■ Records contained in a dataset ■
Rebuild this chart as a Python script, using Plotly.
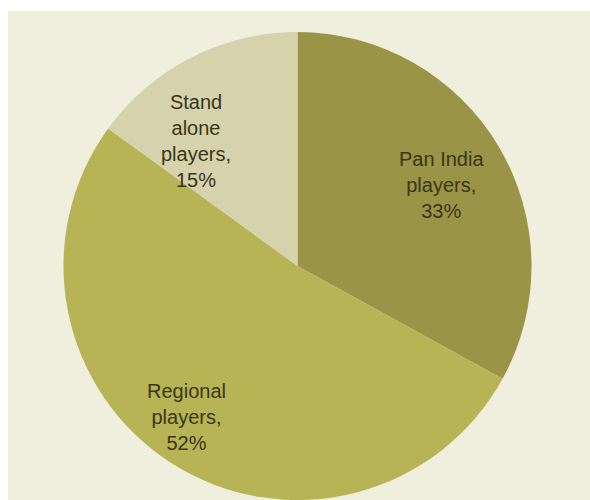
import math
import plotly.graph_objects as go

categories = ["Pan India players", "Regional players", "Stand alone players"]
label_text = ["Pan India<br>players,", "Regional<br>players,", "Stand<br>alone<br>players,"]
values = [33, 52, 15]
colors = ["#9A9446", "#B7B455", "#D5D2AC"]

# label placement style (radial fraction, angular nudge in degrees)
label_radius = [0.705, 0.80, 0.69]
label_nudge = [1.2, 3.8, -12]

W, H = 590, 500
cx, cy, r = 297.5, 266, 234

fig = go.Figure()
fig.add_trace(go.Pie(
    labels=categories,
    values=values,
    textinfo="none",
    sort=False,
    direction="clockwise",
    rotation=0,
    marker=dict(colors=colors, line=dict(width=0)),
    showlegend=False,
    hoverinfo="label+percent",
    domain=dict(x=[(cx - r) / W, (cx + r) / W], y=[(H - cy - r) / H, (H - cy + r) / H]),
))

total = sum(values)
cum = 0
annotations = []
for i, v in enumerate(values):
    theta = math.radians((cum + v / 2) / total * 360 + label_nudge[i])
    cum += v
    px = cx + label_radius[i] * r * math.sin(theta)
    py = cy - label_radius[i] * r * math.cos(theta)
    annotations.append(dict(
        x=px / W, y=1 - py / H, xref="paper", yref="paper",
        text=f"{label_text[i]}<br>{round(v / total * 100)}%",
        showarrow=False, xanchor="center", yanchor="middle", align="center",
        font=dict(family="Liberation Sans, Arial, sans-serif", size=20, color="#3A3518"),
    ))

fig.update_layout(
    width=W, height=H,
    margin=dict(l=0, r=0, t=0, b=0),
    paper_bgcolor="white",
    annotations=annotations,
    shapes=[dict(type="rect", xref="paper", yref="paper", x0=8 / W, x1=1, y0=0, y1=1 - 11 / H,
                 fillcolor="#F0EEDC", line=dict(width=0), layer="below")],
)
fig.write_html("out.html")
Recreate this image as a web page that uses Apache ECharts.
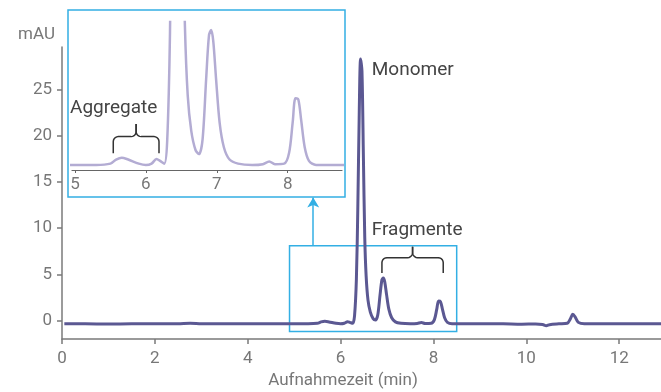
<!DOCTYPE html>
<html><head><meta charset="utf-8">
<script src="https://cdn.jsdelivr.net/npm/echarts@6/dist/echarts.min.js"></script>
<style>html,body{margin:0;padding:0;background:#fff}#c{width:661px;height:392px}</style>
</head><body><div id="c"></div>
<script>
// Retention time (min)
const times = [0.05,0.5,1.0,1.5,2.0,2.5,2.76,3.0,3.5,4.0,4.5,5.0,5.3,5.5,5.58,5.66,5.75,5.9,6.0,6.08,6.15,6.2,6.26,6.3,6.34,6.37,6.4,6.43,6.46,6.49,6.52,6.55,6.59,6.64,6.7,6.75,6.8,6.85,6.89,6.92,6.95,6.99,7.04,7.1,7.18,7.3,7.5,7.65,7.74,7.82,7.95,8.02,8.07,8.11,8.15,8.19,8.24,8.3,8.4,8.7,9.0,9.5,9.9,10.2,10.35,10.43,10.5,10.7,10.88,10.95,11.0,11.05,11.12,11.25,11.6,12.0,12.5,12.9];
// Absorbance (mAU)
const absorbance = [-0.35,-0.36,-0.37,-0.36,-0.36,-0.35,-0.3,-0.35,-0.36,-0.36,-0.35,-0.35,-0.35,-0.3,-0.15,-0.08,-0.15,-0.3,-0.35,-0.3,-0.13,-0.2,-0.3,0.5,4.5,12,22,28.3,27,18,9,4.8,2.2,0.9,0.2,0.05,0.6,2.8,4.4,4.6,4.2,2.8,1.2,0.3,-0.15,-0.3,-0.35,-0.32,-0.22,-0.32,-0.3,0.1,1.2,2.1,2.05,1.3,0.3,-0.2,-0.35,-0.35,-0.35,-0.36,-0.4,-0.38,-0.42,-0.56,-0.45,-0.36,-0.3,0.2,0.67,0.4,-0.2,-0.35,-0.35,-0.35,-0.36,-0.36];
const xTicksMain = [0,2,4,6,8,10,12];
const yTicksMain = [0,5,10,15,20,25];
const xTicksInset = [5,6,7,8];
const xRangeMain = [0,12.9];
const yRangeMain = [-2,29.6];
const xRangeInset = [4.958,8.766];
const yRangeInset = [-0.533,4.89];
const zoomBoxX = [4.9,8.5];
const zoomBoxY = [-1.2,8.1];
const arrowX = 5.41, arrowY = [8.1,13.3];

const pts = times.map((t,i)=>[t,absorbance[i]]);
const FONT = 'Roboto';
const GRAY = '#777';
const BLUE = '#33afe4';

const chart = echarts.init(document.getElementById('c'), null, {renderer:'canvas'});
chart.setOption({
  animation:false,
  backgroundColor:'#fff',
  textStyle:{fontFamily:FONT},
  grid:[
    {left:62,right:0,top:47,bottom:53,outerBoundsMode:'none'},
    {left:72,width:270,top:22,height:148,outerBoundsMode:'none'}
  ],
  xAxis:[
    {type:'value',gridIndex:0,min:xRangeMain[0],max:xRangeMain[1],
     name:'Aufnahmezeit (min)',nameLocation:'middle',nameGap:33,
     nameTextStyle:{fontSize:17,color:GRAY,fontFamily:FONT,padding:[0,37,0,0]},
     axisLine:{onZero:false,lineStyle:{color:'#7a7a7a',width:1.5}},
     axisTick:{show:true,length:5,customValues:xTicksMain,lineStyle:{color:'#7a7a7a',width:1.5}},
     axisLabel:{customValues:xTicksMain,fontSize:17,color:GRAY,margin:11,fontFamily:FONT},
     splitLine:{show:false}},
    {type:'value',gridIndex:1,min:xRangeInset[0],max:xRangeInset[1],
     axisLine:{onZero:false,lineStyle:{color:'#666',width:1.2}},
     axisTick:{show:true,length:3,customValues:xTicksInset,lineStyle:{color:'#666'}},
     axisLabel:{customValues:xTicksInset,fontSize:17,color:GRAY,margin:6,fontFamily:FONT},
     splitLine:{show:false}}
  ],
  yAxis:[
    {type:'value',gridIndex:0,min:yRangeMain[0],max:yRangeMain[1],
     name:'mAU',nameLocation:'end',nameGap:4,
     nameTextStyle:{fontSize:17,color:GRAY,align:'right',padding:[0,7,0,0],fontFamily:FONT},
     axisLine:{show:true,onZero:false,lineStyle:{color:'#7a7a7a',width:1.5}},
     axisTick:{show:true,length:5,customValues:yTicksMain,lineStyle:{color:'#7a7a7a',width:1.5}},
     axisLabel:{customValues:yTicksMain,fontSize:17,color:GRAY,margin:10,fontFamily:FONT},
     splitLine:{show:false}},
    {type:'value',gridIndex:1,min:yRangeInset[0],max:yRangeInset[1],show:false}
  ],
  series:[
    {type:'line',xAxisIndex:0,yAxisIndex:0,data:pts,showSymbol:false,smooth:0.3,
     lineStyle:{color:'#5b5892',width:3},clip:true,z:3,
     markArea:{silent:true,itemStyle:{color:'rgba(0,0,0,0)',borderColor:BLUE,borderWidth:1.5},
       data:[[{coord:[zoomBoxX[0],zoomBoxY[0]]},{coord:[zoomBoxX[1],zoomBoxY[1]]}]]},
     markLine:{silent:true,symbol:['none','arrow'],symbolSize:[9,10],label:{show:false},
       lineStyle:{color:BLUE,width:1.5,type:'solid'},
       data:[[{coord:[arrowX,arrowY[0]]},{coord:[arrowX,arrowY[1]]}]]}},
    {type:'line',xAxisIndex:1,yAxisIndex:1,data:pts,showSymbol:false,smooth:0.3,
     lineStyle:{color:'#b3acd3',width:2.5},clip:true,z:3}
  ]
});

function arc(cx,cy,r,a0,a1){
  const out=[];const n=5;
  for(let i=0;i<=n;i++){const a=(a0+(a1-a0)*i/n)*Math.PI/180;out.push([cx+r*Math.cos(a),cy+r*Math.sin(a)]);}
  return out;
}
function brace(x1,x2,yTip,yBar,yEnd){
  const xm=(x1+x2)/2, r=5;
  const left=[[x1,yEnd]].concat(arc(x1+r,yBar+r,r,180,270),arc(xm-r,yBar-r,r,90,0),[[xm,yTip]]);
  const right=[[xm,yTip]].concat(arc(xm+r,yBar-r,r,180,90),arc(x2-r,yBar+r,r,270,360),[[x2,yEnd]]);
  const st={stroke:'#333',lineWidth:1.5,fill:'none'};
  return [{type:'polyline',shape:{points:left},style:st,z:10},{type:'polyline',shape:{points:right},style:st,z:10}];
}
const P0=(x,y)=>chart.convertToPixel({xAxisIndex:0,yAxisIndex:0},[x,y]);
const P1=(x,y)=>chart.convertToPixel({xAxisIndex:1,yAxisIndex:1},[x,y]);
function label(p,text){
  return {type:'text',x:p[0],y:p[1],z:10,style:{text,font:'19px '+FONT,fill:'#444',align:'left',verticalAlign:'middle',textAlign:'left',textVerticalAlign:'middle'}};
}
const fragL=P0(6.89,5.15), fragR=P0(8.21,5.15), fragBar=P0(6.89,6.8), fragTip=P0(6.89,7.98);
const aggL=P1(5.54,0.08), aggR=P1(6.185,0.08), aggBar=P1(5.54,0.69), aggTip=P1(5.54,1.15);
const els=[
  {type:'rect',shape:{x:68,y:10,width:277,height:187},style:{fill:'none',stroke:BLUE,lineWidth:1.5},z:9},
  label(P0(6.67,27.1),'Monomer'),
  label(P0(6.67,9.8),'Fragmente'),
  label(P1(4.93,1.74),'Aggregate')
].concat(brace(fragL[0],fragR[0],fragTip[1],fragBar[1],fragL[1]),
         brace(aggL[0],aggR[0],aggTip[1],aggBar[1],aggL[1]));
chart.setOption({graphic:{elements:els}});
</script></body></html>
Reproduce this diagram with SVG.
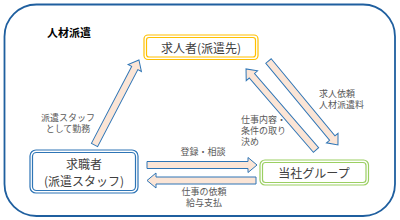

■ Requirement ■
Identify and list each line with the word "this".

■ Response ■
Rebuild this chart as a Python script, using Plotly.
Recreate this image as a web page that uses Apache ECharts.
Reproduce this diagram with SVG.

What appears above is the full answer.